Demand for jet fuel will average 1.42 million b/d, up from last year's 1.41 million b/d. Like last year, recovering business and vacation travel will boost jet fuel demand, although airline efficiencies will limit the growth. Last year jet fuel demand registered a 1.2% increase.

This year's demand for residual fuel oil, propane, and other liquefied petroleum gases will be unchanged from 2010. Resid demand will average 500,000 b/d.

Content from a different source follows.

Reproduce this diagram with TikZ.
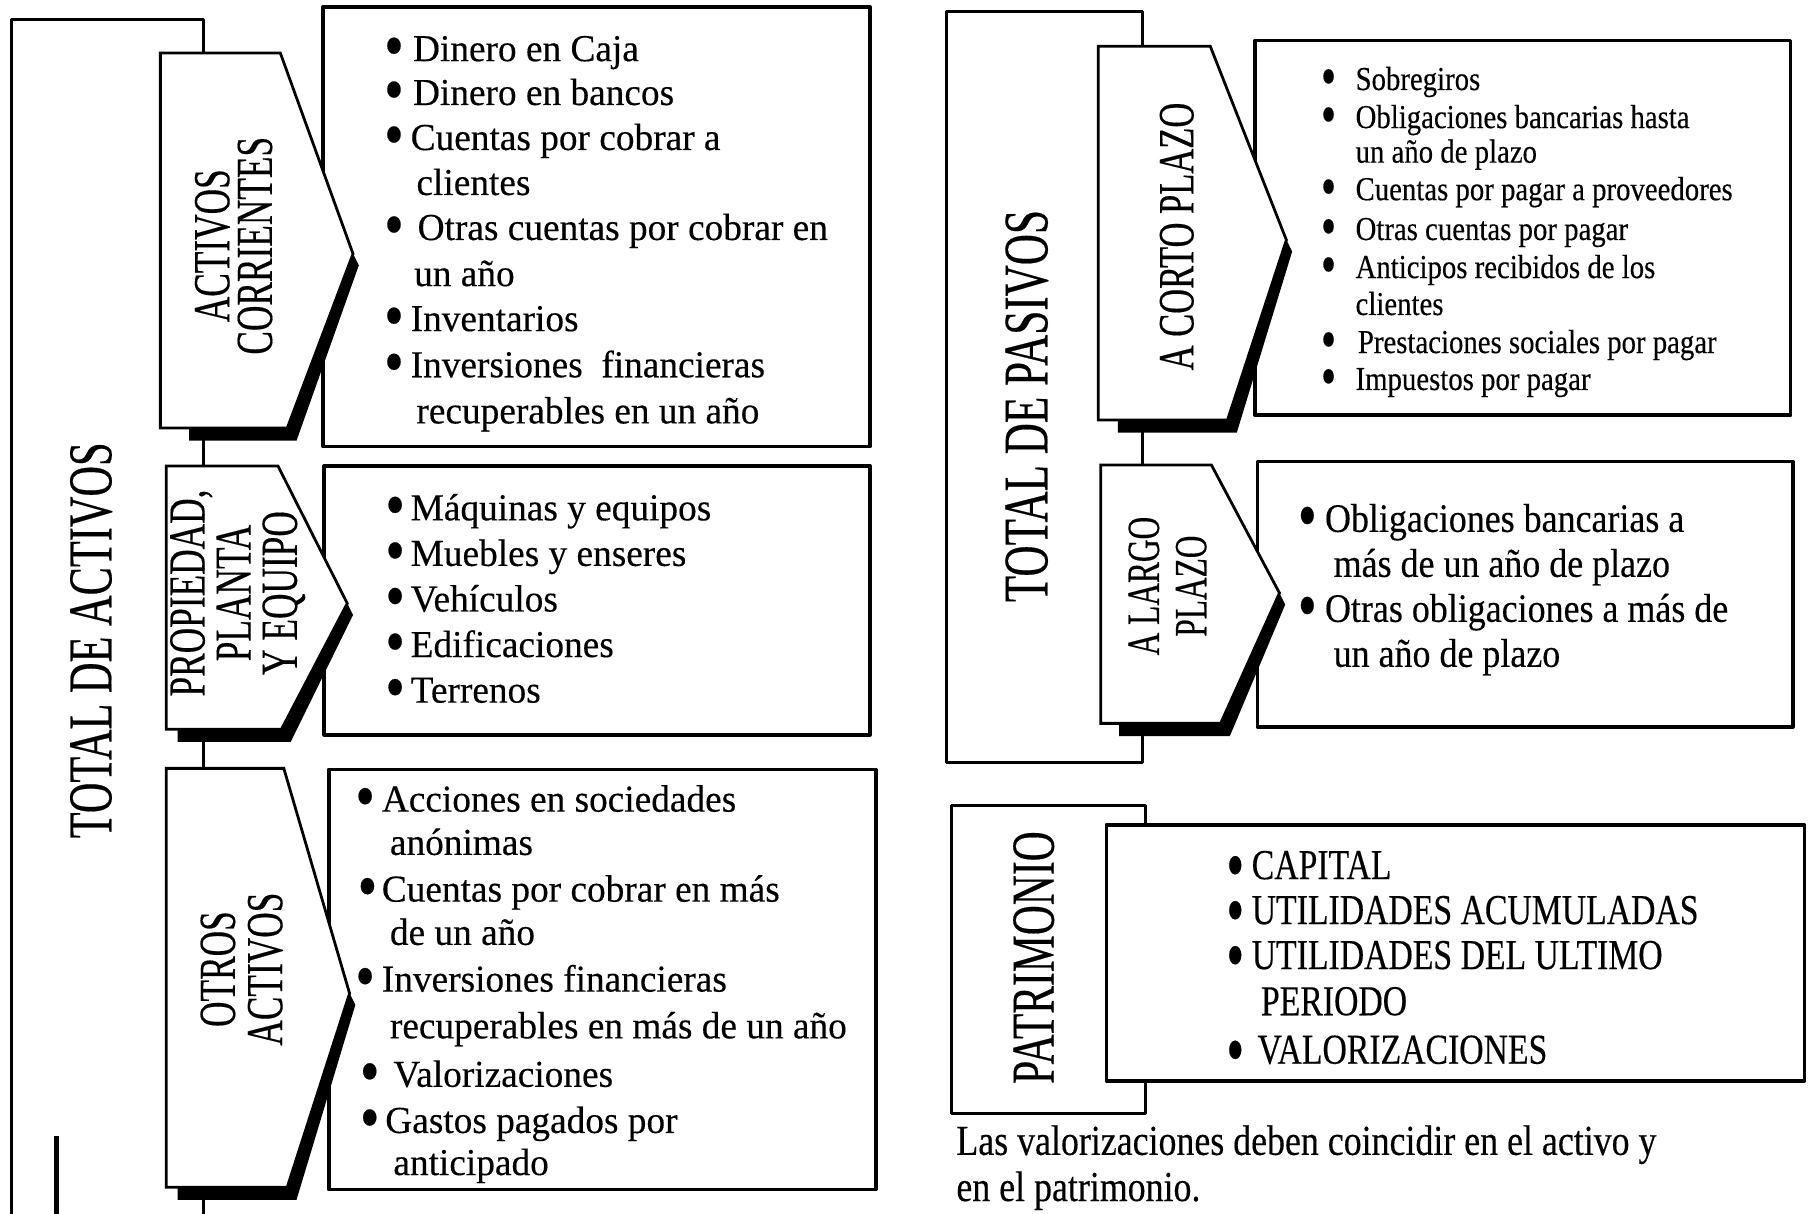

Mostly used in power generation, the use of resid has been on the decline for decades in favor of cleaner-burning fuels.

LPG demand will hold at 2.055 million b/d this year as a result of flat petrochemical plant demand for feedstocks.

Natural gas market

For this forecast OGJ assumes that 2011 winter weather will be milder across the southern half of the US than it was a year earlier, forcing a decline in gas demand for residential and commercial heating.

The forecast also assumes that the amount of gas in storage at yearend 2011 will be unchanged from storage at the end of 2010.

Demand for US gas including exports this year will be 23.7 tcf, little changed from 2010. Exports, still climbing in an oversupplied market, are forecast to surge 5% to 1.155 tcf, while production and imports decline by small margins.

Last year, even as volumes of gas in storage built, the US exported 2.6% more gas than in 2009. At the same time, US marketed production of gas grew 3%.

Because natural gas prices have been weak amid ample supplies, NGL production is up as producers increasingly target wet gas in shale plays.

OGJ forecasts that gas production in Louisiana this year will decline to 1.9 tcf from last year's 2 tcf. In Texas, gas production will drop 1% following a 3.3% contraction last year, and offshore gas production from the federal Gulf of Mexico will slide to 1.94 tcf from 2.25 tcf, affected by the offshore drilling moratorium imposed after last year's Deepwater Horizon disaster. Although the moratorium has been lifted, permitting at this writing remained stalled.

Weak demand and low prices for gas in the US mean that LNG imports will also dip again this year, as will imports from Canada and Mexico.

OGJ estimates that the average wellhead price of US gas in 2010 was $4.25/Mcf, up from $3.71/Mcf in 2009 but still weak and below not only average prices of the mid-2000s but also below prices needed to spur investment in gas development for the longer term.